Task to complete
Will you write out the data exactly, excluding every picture?

Supplied information
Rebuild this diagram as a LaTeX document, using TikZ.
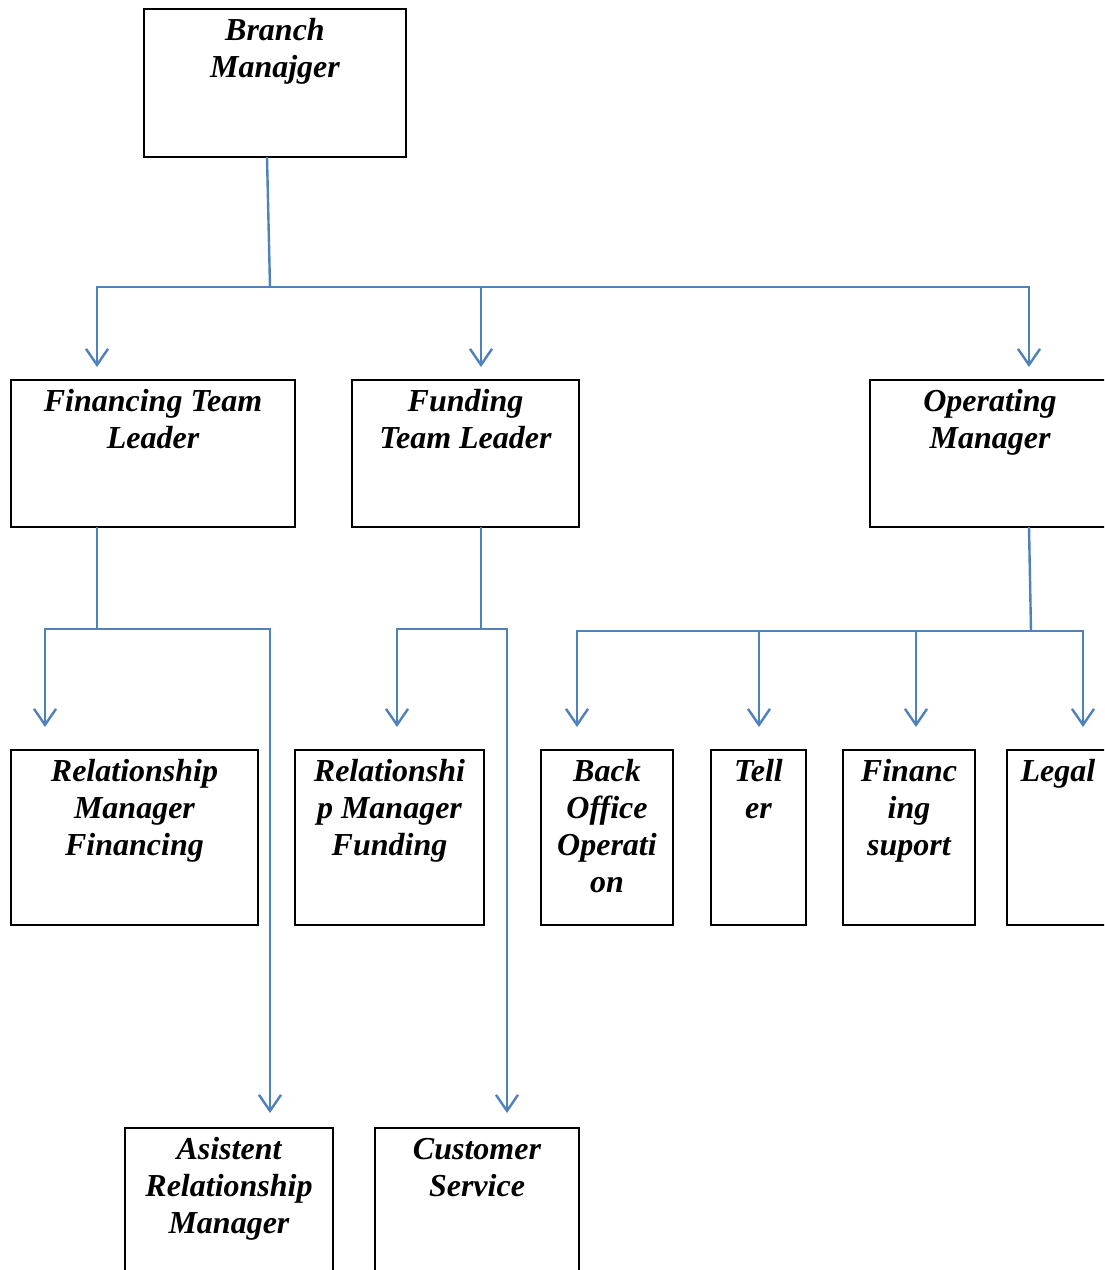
\documentclass[tikz,border=0pt]{standalone}
\usepackage{fontspec}
\setmainfont{Liberation Serif}
\usetikzlibrary{arrows.meta,calc}
\definecolor{wireblue}{HTML}{4F81BD}
\tikzset{
  x=1pt,y=-1pt,
  obox/.style={draw=black,line width=2pt,inner sep=0pt,outer sep=0pt,anchor=north west,rectangle},
  otext/.style={anchor=north,inner sep=0pt,align=center,font=\fontsize{32}{37}\selectfont\bfseries\itshape},
  wire/.style={draw=wireblue,line width=2.4pt},
  arrow/.style={wire,-{Straight Barb[length=16pt,width=22pt]}},
}
\newcommand{\bt}[2]{\node[otext] (#1t) at ($(#1.north)+(0,5)$) {\strut #2};}
\begin{document}
\begin{tikzpicture}
\useasboundingbox (0,0) rectangle (1104,1270);
\clip (0,0) rectangle (1104,1270);
\fill[white] (0,0) rectangle (1104,1270);
% boxes
\node[obox,minimum width=262,minimum height=148] (bm) at (144,9) {};
\node[obox,minimum width=284,minimum height=147] (ftl) at (11,380) {};
\node[obox,minimum width=227,minimum height=147] (fdl) at (352,380) {};
\node[obox,minimum width=240,minimum height=147] (om) at (870,380) {};
\node[obox,minimum width=247,minimum height=175] (rmf) at (11,750) {};
\node[obox,minimum width=189,minimum height=175] (rmd) at (295,750) {};
\node[obox,minimum width=132,minimum height=175] (boo) at (541,750) {};
\node[obox,minimum width=95,minimum height=175] (tel) at (711,750) {};
\node[obox,minimum width=132,minimum height=175] (fsp) at (843,750) {};
\node[obox,minimum width=102,minimum height=175] (leg) at (1007,750) {};
\node[obox,minimum width=208,minimum height=200] (arm) at (125,1128) {};
\node[obox,minimum width=204,minimum height=200] (cs) at (375,1128) {};
% texts
\bt{bm}{Branch\\Manajger}
\bt{ftl}{Financing Team\\Leader}
\bt{fdl}{Funding\\Team Leader}
\bt{om}{Operating\\Manager}
\bt{rmf}{Relationship\\Manager\\Financing}
\bt{rmd}{Relationshi\\p Manager\\Funding}
\bt{boo}{Back\\Office\\Operati\\on}
\bt{tel}{Tell\\er}
\bt{fsp}{Financ\\ing\\suport}
\bt{leg}{Legal}
\bt{arm}{Asistent\\Relationship\\Manager}
\bt{cs}{Customer\\Service}
% junctions and arrow ends
\coordinate (j0) at (270,287);
\coordinate (j1) at (97,629);
\coordinate (j2) at (481,629);
\coordinate (j3) at (1031,631);
\coordinate (t1) at (97,367);
\coordinate (t2) at (481,367);
\coordinate (t3) at (1029,367);
\coordinate (t4) at (45,727);
\coordinate (t5) at (270,1113);
\coordinate (t6) at (397,727);
\coordinate (t7) at (507,1113);
\coordinate (t8) at (577,727);
\coordinate (t9) at (759,727);
\coordinate (t10) at (916,727);
\coordinate (t11) at (1083,727);
% connectors
\draw[wire] ([xshift=-8pt]bm.south) -- (j0);
\draw[arrow] (j0) -| (t1);
\draw[arrow] (j0) -| (t2);
\draw[arrow] (j0) -| (t3);
\draw[wire] (ftl.south -| j1) -- (j1);
\draw[arrow] (j1) -| (t4);
\draw[arrow] (j1) -| (t5);
\draw[wire] (fdl.south -| j2) -- (j2);
\draw[arrow] (j2) -| (t6);
\draw[arrow] (j2) -| (t7);
\draw[wire] ([xshift=39pt]om.south) -- (j3);
\draw[arrow] (j3) -| (t8);
\draw[arrow] (j3) -| (t9);
\draw[arrow] (j3) -| (t10);
\draw[arrow] (j3) -| (t11);
\end{tikzpicture}
\end{document}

Result of this task
Rebuild this diagram as a LaTeX document, using TikZ.
\documentclass[tikz,border=0pt]{standalone}
\usepackage{fontspec}
\setmainfont{Liberation Serif}
\usetikzlibrary{arrows.meta,calc}
\definecolor{wireblue}{HTML}{4F81BD}
\tikzset{
  x=1pt,y=-1pt,
  obox/.style={draw=black,line width=2pt,inner sep=0pt,outer sep=0pt,anchor=north west,rectangle},
  otext/.style={anchor=north,inner sep=0pt,align=center,font=\fontsize{32}{37}\selectfont\bfseries\itshape},
  wire/.style={draw=wireblue,line width=2.4pt},
  arrow/.style={wire,-{Straight Barb[length=16pt,width=22pt]}},
}
\newcommand{\bt}[2]{\node[otext] (#1t) at ($(#1.north)+(0,5)$) {\strut #2};}
\begin{document}
\begin{tikzpicture}
\useasboundingbox (0,0) rectangle (1104,1270);
\clip (0,0) rectangle (1104,1270);
\fill[white] (0,0) rectangle (1104,1270);
% boxes
\node[obox,minimum width=262,minimum height=148] (bm) at (144,9) {};
\node[obox,minimum width=284,minimum height=147] (ftl) at (11,380) {};
\node[obox,minimum width=227,minimum height=147] (fdl) at (352,380) {};
\node[obox,minimum width=240,minimum height=147] (om) at (870,380) {};
\node[obox,minimum width=247,minimum height=175] (rmf) at (11,750) {};
\node[obox,minimum width=189,minimum height=175] (rmd) at (295,750) {};
\node[obox,minimum width=132,minimum height=175] (boo) at (541,750) {};
\node[obox,minimum width=95,minimum height=175] (tel) at (711,750) {};
\node[obox,minimum width=132,minimum height=175] (fsp) at (843,750) {};
\node[obox,minimum width=102,minimum height=175] (leg) at (1007,750) {};
\node[obox,minimum width=208,minimum height=200] (arm) at (125,1128) {};
\node[obox,minimum width=204,minimum height=200] (cs) at (375,1128) {};
% texts
\bt{bm}{Branch\\Manajger}
\bt{ftl}{Financing Team\\Leader}
\bt{fdl}{Funding\\Team Leader}
\bt{om}{Operating\\Manager}
\bt{rmf}{Relationship\\Manager\\Financing}
\bt{rmd}{Relationshi\\p Manager\\Funding}
\bt{boo}{Back\\Office\\Operati\\on}
\bt{tel}{Tell\\er}
\bt{fsp}{Financ\\ing\\suport}
\bt{leg}{Legal}
\bt{arm}{Asistent\\Relationship\\Manager}
\bt{cs}{Customer\\Service}
% junctions and arrow ends
\coordinate (j0) at (270,287);
\coordinate (j1) at (97,629);
\coordinate (j2) at (481,629);
\coordinate (j3) at (1031,631);
\coordinate (t1) at (97,367);
\coordinate (t2) at (481,367);
\coordinate (t3) at (1029,367);
\coordinate (t4) at (45,727);
\coordinate (t5) at (270,1113);
\coordinate (t6) at (397,727);
\coordinate (t7) at (507,1113);
\coordinate (t8) at (577,727);
\coordinate (t9) at (759,727);
\coordinate (t10) at (916,727);
\coordinate (t11) at (1083,727);
% connectors
\draw[wire] ([xshift=-8pt]bm.south) -- (j0);
\draw[arrow] (j0) -| (t1);
\draw[arrow] (j0) -| (t2);
\draw[arrow] (j0) -| (t3);
\draw[wire] (ftl.south -| j1) -- (j1);
\draw[arrow] (j1) -| (t4);
\draw[arrow] (j1) -| (t5);
\draw[wire] (fdl.south -| j2) -- (j2);
\draw[arrow] (j2) -| (t6);
\draw[arrow] (j2) -| (t7);
\draw[wire] ([xshift=39pt]om.south) -- (j3);
\draw[arrow] (j3) -| (t8);
\draw[arrow] (j3) -| (t9);
\draw[arrow] (j3) -| (t10);
\draw[arrow] (j3) -| (t11);
\end{tikzpicture}
\end{document}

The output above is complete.